Budapesti Műszaki és Gazdaságtudományi Egyetem - Villamosmérnöki és Informatikai Kar

Automatizálási és Alkalmazott Informatikai Tanszék

One of the most important engineering tasks in the development of autonomous vehicles is to create a high-quality representation of the vehicle's real-world environment, as it is necessary for the robot to be able to make ideal decisions and navigate without external assistance. Although some details of the implementation may depend on the specific functionality, many general steps can be identified when considering such a solution. Such task is the detection, tracking and fusion of surrounding objects in time and space.
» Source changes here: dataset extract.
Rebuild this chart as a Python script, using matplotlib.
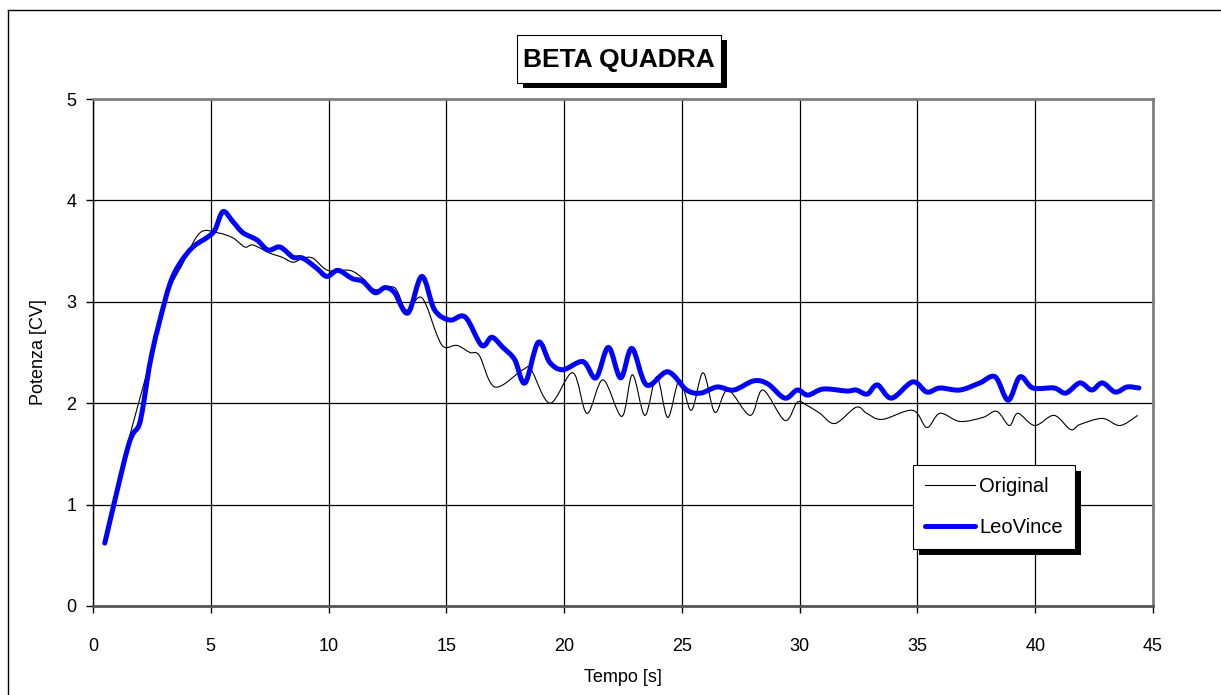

These objects, which in real life often have complex shapes, can be described by simple geometric shapes, avoiding unnecessary overcomplication of algorithms and helping to achieve optimal runtimes. A common general shape is a rectangle, which can represent a parking space or even another vehicle.

It may also require the use of some prior knowledge, as adjacent parking spaces are usually parallel and oriented in the same direction. This can be used to further refine the detections, which are inherently noisy and imprecise. The validation of this heuristic can be done using a classic approach in two steps, first by clustering the objects that belong together (DBSCAN, K-means, mean shift, etc.) and then by aligning the resulting clusters together. However, with the appropriate training data, these two steps can be performed simultaneously using neural networks, substituting complex geometric algorithms, and allowing a higher level of generalization.

The student's task is to solve the clustering and alignment steps using classic methods for rectangle input: find the ideal clustering algorithm, implement it, and then align the rectangles in a cluster along a chosen heuristic, thus achieving a better-quality output. It is also responsibility of the student to evaluate the implementation focusing on accuracy and runtime (runtime as a function of input size/complexity).

The student will be assisted by the Continental AI Development Center.

If you are interested in the topic, be sure to contact Dávid Sik by email before applying, indicating the selected topic, training level, major and the planned project subject.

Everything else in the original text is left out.